Twitter tells me, however, that today, the 6th of October, is National Poetry Day in the UK. And I have ancestors from the UK. And posting horrible poems is my usual stop-gap. And I’ve been meaning to try my hand at some “Pop Sonnets” for some of the Hamilton songs for a long time. (If you’ve never heard of Pop Sonnets, by all means click the link. What are you waiting for? Do it now.)
So I mean, it’s like it was meant to be.
Here’s my sonnet interpretation of “Hurricane,” the song in which Alexander Hamilton marr’d his fortune by deciding to publish all the sordid details of his extra-marital affair, thinking that somehow this would be a good idea. (Seriously, Alexander? What happened to that top-notch brain?)
At seventeen, a storm engulfed my town,
Yet I found peace in the hurricane’s eye.
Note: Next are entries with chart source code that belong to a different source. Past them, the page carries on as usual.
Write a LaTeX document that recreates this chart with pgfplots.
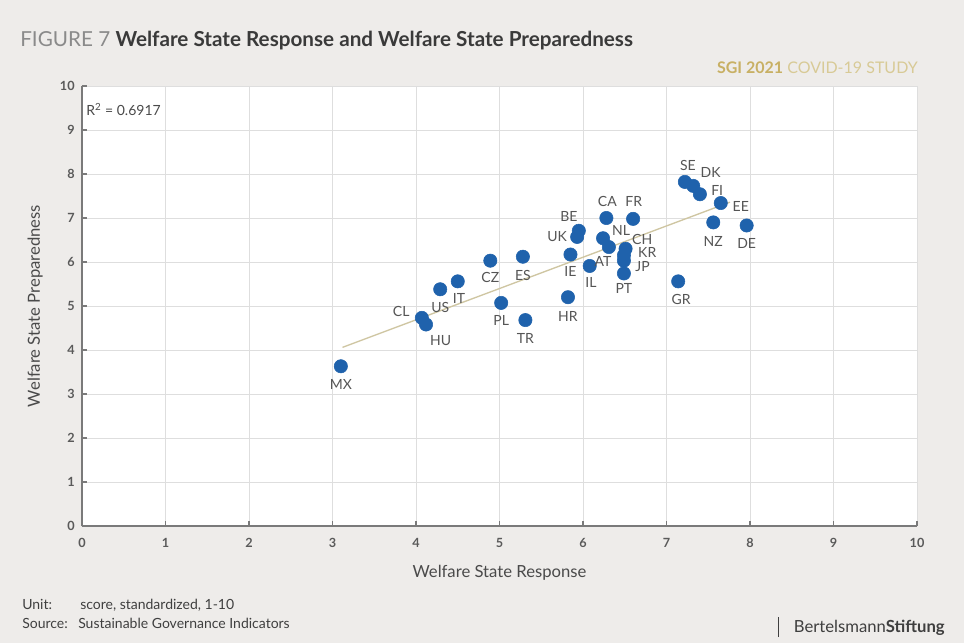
\documentclass[border=0pt]{standalone}
\usepackage{fontspec}
\setmainfont{Lato}
\usepackage{pgfplots}
\usepackage{pgfplotstable}
\pgfplotsset{compat=1.18}
\definecolor{paper}{HTML}{EEECEA}
\definecolor{dotblue}{HTML}{1F62AC}
\definecolor{regline}{HTML}{CFC6A2}
\definecolor{gridc}{HTML}{DEDEDE}
\definecolor{axisc}{HTML}{7A7A7A}
\definecolor{ticktext}{HTML}{5A5A5A}
\definecolor{labtext}{HTML}{4A4A4A}
\definecolor{ptlab}{HTML}{555555}
\definecolor{titlegray}{HTML}{8A8A8A}
\definecolor{titledark}{HTML}{3A3A3A}
\definecolor{gold}{HTML}{C8B064}
\definecolor{goldlight}{HTML}{D8CA96}
\definecolor{foot}{HTML}{3F3F3F}

\pgfplotstableread{
x    y    label dx     dy
3.10 3.63 MX    0      -13.5
4.07 4.73 CL    -15.5  4.5
4.12 4.58 HU    11     -11.75
4.29 5.38 US    0      -13.5
4.50 5.56 IT    1      -13
4.89 6.03 CZ    0      -12.5
5.28 6.12 ES    0      -14
5.02 5.07 PL    0      -13.5
5.31 4.68 TR    0      -14
5.82 5.20 HR    0      -14.5
5.85 6.17 IE    0      -13
6.08 5.91 IL    1      -12.5
5.93 6.57 UK    -15    0
5.95 6.71 BE    -7.5   10.5
6.28 7.00 CA    0.75   12.5
6.60 6.98 FR    0.5    13
6.24 6.54 NL    13.5   6
6.31 6.34 AT    -4.5   -11
6.51 6.30 CH    12.5   6.75
6.49 6.15 KR    17.5   2.25
6.49 6.03 JP    14     -4.5
6.49 5.74 PT    0      -11
7.14 5.56 GR    2.25   -13.25
7.22 7.82 SE    2.25   12.5
7.32 7.73 DK    13     10
7.40 7.54 FI    13     3
7.65 7.34 EE    15     -2.25
7.56 6.90 NZ    0      -14
7.96 6.83 DE    0      -13.5
}\pts

\begin{document}
\begin{tikzpicture}
\fill[paper] (0pt,0pt) rectangle (723pt,482.25pt);

% title
\node[anchor=base west, inner sep=0] at (15pt,447pt) {\fontsize{15.5}{18}\selectfont\textcolor{titlegray}{FIGURE 7}\hspace{4pt}\textcolor{titledark}{\bfseries Welfare State Response and Welfare State Preparedness}};
\node[anchor=base east, inner sep=0] at (688.5pt,427pt) {\fontsize{12}{14}\selectfont\textcolor{gold}{\bfseries SGI 2021} \textcolor{goldlight}{COVID-19 STUDY}};

\begin{axis}[
  at={(61.5pt,87.75pt)}, anchor=south west,
  width=626.25pt, height=330pt, scale only axis,
  xmin=0, xmax=10, ymin=0, ymax=10,
  xtick={0,1,...,10}, ytick={0,1,...,10},
  axis lines=left,
  x axis line style={-, draw=axisc, line width=0.9pt},
  y axis line style={-, draw=axisc, line width=0.9pt},
  axis background/.style={fill=white},
  grid=major,
  major grid style={draw=gridc, line width=0.5pt},
  tick align=inside,
  major tick length=4pt,
  tick style={draw=axisc, line width=0.8pt},
  /pgf/number format/assume math mode=true,
  ticklabel style={font=\fontsize{9.5}{11}\selectfont\bfseries, text=ticktext},
  xticklabel style={yshift=-6pt},
  yticklabel style={xshift=-2pt},
  xlabel={Welfare State Response},
  ylabel={Welfare State Preparedness},
  label style={font=\fontsize{12.5}{14}\selectfont, text=labtext},
  xlabel style={yshift=-6pt},
  ylabel style={yshift=6pt},
  clip=false,
]
\addplot[regline, line width=1pt] coordinates {(3.12,4.06) (7.76,7.36)};
\addplot[only marks, mark=*, mark size=5pt, color=dotblue,
  mark options={fill=dotblue, draw=dotblue},
  nodes near coords, point meta=explicit symbolic,
  visualization depends on={\thisrow{dx}\as\myDX},
  visualization depends on={\thisrow{dy}\as\myDY},
  every node near coord/.append style={anchor=center, xshift=\myDX pt, yshift=\myDY pt,
     font=\fontsize{10.5}{12}\selectfont, text=ptlab, inner sep=0pt},
] table[x=x, y=y, meta=label]{\pts};
\node[anchor=west, inner sep=0, font=\fontsize{10.5}{12}\selectfont, text=labtext] at (rel axis cs:0.005,0.946) {R\textsuperscript{2} = 0.6917};
\end{axis}

% footer
\node[anchor=base west, inner sep=0, font=\fontsize{10.5}{12}\selectfont, text=foot] at (16.5pt,25.5pt) {Unit:};
\node[anchor=base west, inner sep=0, font=\fontsize{10.5}{12}\selectfont, text=foot] at (60pt,25.5pt) {score, standardized, 1-10};
\node[anchor=base west, inner sep=0, font=\fontsize{10.5}{12}\selectfont, text=foot] at (16.5pt,11.25pt) {Source:};
\node[anchor=base west, inner sep=0, font=\fontsize{10.5}{12}\selectfont, text=foot] at (58.5pt,11.25pt) {Sustainable Governance Indicators};
\draw[foot, line width=0.7pt] (584pt,4.5pt) -- (584pt,19.5pt);
\node[anchor=base east, inner sep=0, font=\fontsize{12.5}{14}\selectfont, text=foot] at (708.75pt,8.25pt) {Bertelsmann\textbf{Stiftung}};

\pgfresetboundingbox
\useasboundingbox (0pt,0pt) rectangle (723pt,482.25pt);
\end{tikzpicture}
\end{document}
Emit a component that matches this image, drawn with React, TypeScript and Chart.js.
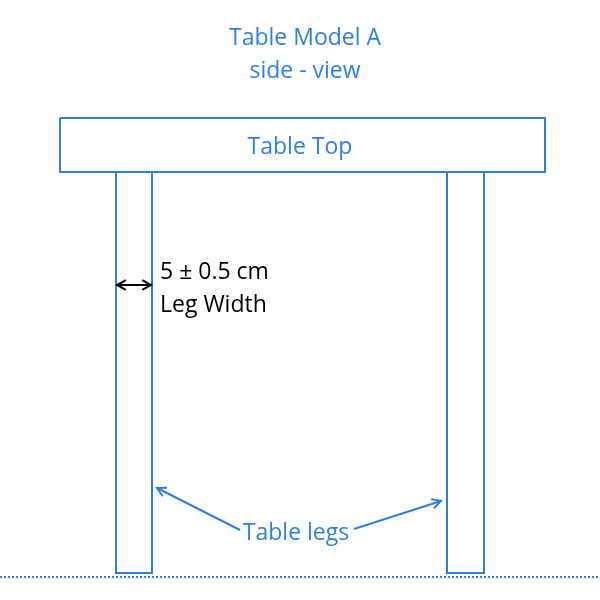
import React, { useEffect, useRef } from "react";
import { Chart, registerables } from "chart.js";
Chart.register(...registerables);

const BLUE = "#2f7fe0";
const tableTop = [[60, 118], [545, 118], [545, 172], [60, 172], [60, 118]];
const leftLeg = [[116, 172], [152, 172], [152, 573], [116, 573], [116, 172]];
const rightLeg = [[447, 172], [484, 172], [484, 573], [447, 573], [447, 172]];
const floorLine = [[0, 577], [600, 577]];
// arrows: [fromX, fromY, toX, toY, colour, headAtStart]
const arrows: [number, number, number, number, string, boolean][] = [
  [240, 530, 157, 488, BLUE, false],
  [354, 529, 441, 501, BLUE, false],
  [117, 285, 151, 285, "#000000", true],
];
const labels: [string, number, number, string, string][] = [
  ["Table Model A", 305, 38, BLUE, "center"],
  ["side - view", 305, 71, BLUE, "center"],
  ["Table Top", 300, 147, BLUE, "center"],
  ["5 ± 0.5 cm", 160, 272, "#000000", "left"],
  ["Leg Width", 160, 305, "#000000", "left"],
  ["Table legs", 296, 533, BLUE, "center"],
];

const pts = (a: number[][]) => a.map(([x, y]) => ({ x, y }));

export default function App() {
  const ref = useRef<HTMLCanvasElement>(null);
  useEffect(() => {
    const head = (ctx: CanvasRenderingContext2D, x: number, y: number, fx: number, fy: number) => {
      const ang = Math.atan2(y - fy, x - fx);
      const L = 10;
      ctx.beginPath();
      ctx.moveTo(x - L * Math.cos(ang - 0.5), y - L * Math.sin(ang - 0.5));
      ctx.lineTo(x, y);
      ctx.lineTo(x - L * Math.cos(ang + 0.5), y - L * Math.sin(ang + 0.5));
      ctx.stroke();
    };
    const deco = {
      id: "deco",
      afterDatasetsDraw(chart: any) {
        const { ctx, scales } = chart;
        const sx = (v: number) => scales.x.getPixelForValue(v);
        const sy = (v: number) => scales.y.getPixelForValue(v);
        ctx.save();
        ctx.lineWidth = 2;
        for (const [x1, y1, x2, y2, c, both] of arrows) {
          ctx.strokeStyle = c;
          ctx.beginPath();
          ctx.moveTo(sx(x1), sy(y1));
          ctx.lineTo(sx(x2), sy(y2));
          ctx.stroke();
          head(ctx, sx(x2), sy(y2), sx(x1), sy(y1));
          if (both) head(ctx, sx(x1), sy(y1), sx(x2), sy(y2));
        }
        ctx.font = "23px 'Open Sans', sans-serif";
        ctx.textBaseline = "middle";
        for (const [t, x, y, c, al] of labels) {
          ctx.fillStyle = c;
          ctx.textAlign = al as CanvasTextAlign;
          ctx.fillText(t, sx(x), sy(y));
        }
        ctx.restore();
      },
    };
    const ds = (d: number[][], dash: number[] = []) => ({
      data: pts(d),
      showLine: true,
      borderColor: BLUE,
      borderWidth: 2,
      borderDash: dash,
      pointRadius: 0,
      fill: false,
      tension: 0,
    });
    const chart = new Chart(ref.current!, {
      type: "scatter",
      data: {
        datasets: [ds(tableTop), ds(leftLeg), ds(rightLeg), ds(floorLine, [2, 2])],
      },
      options: {
        animation: false,
        responsive: false,
        layout: { padding: 0 },
        plugins: { legend: { display: false }, tooltip: { enabled: false } },
        scales: {
          x: { type: "linear", min: 0, max: 600, display: false },
          y: { type: "linear", min: 0, max: 600, reverse: true, display: false },
        },
      },
      plugins: [deco],
    });
    return () => chart.destroy();
  }, []);
  return (
    <canvas
      ref={ref}
      width={600}
      height={600}
      style={{ position: "absolute", left: 0, top: 0, width: 600, height: 600 }}
    />
  );
}
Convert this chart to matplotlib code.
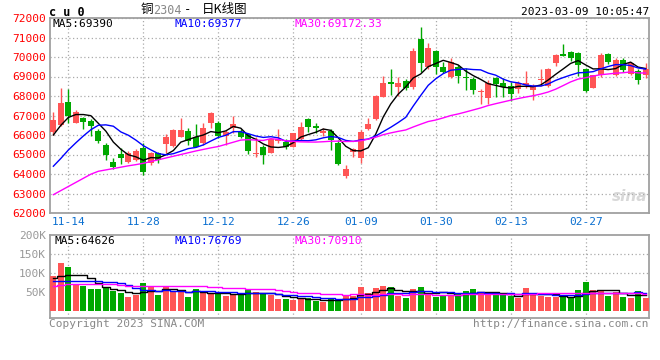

Horrified, I watched my people drown;
And though I tried, I could not seem to die.
The pain was great, but could not dull my mind;
I found a quill, my moving story wound.
When I looked up, I found the strangers kind;
They put me on a ship, for New York bound.
I wrote my land out of the English realm,
And with my pen ploughed through all fierce resistance.
I mind me now, though danger overwhelm,
Throughout my life I’ve written my deliv’rance.
I’ll write it down, as far as I can see;
And thus will I protect my legacy.
So that was fun. Don’t judge it too hard, please; I wrote it in about fifteen minutes flat.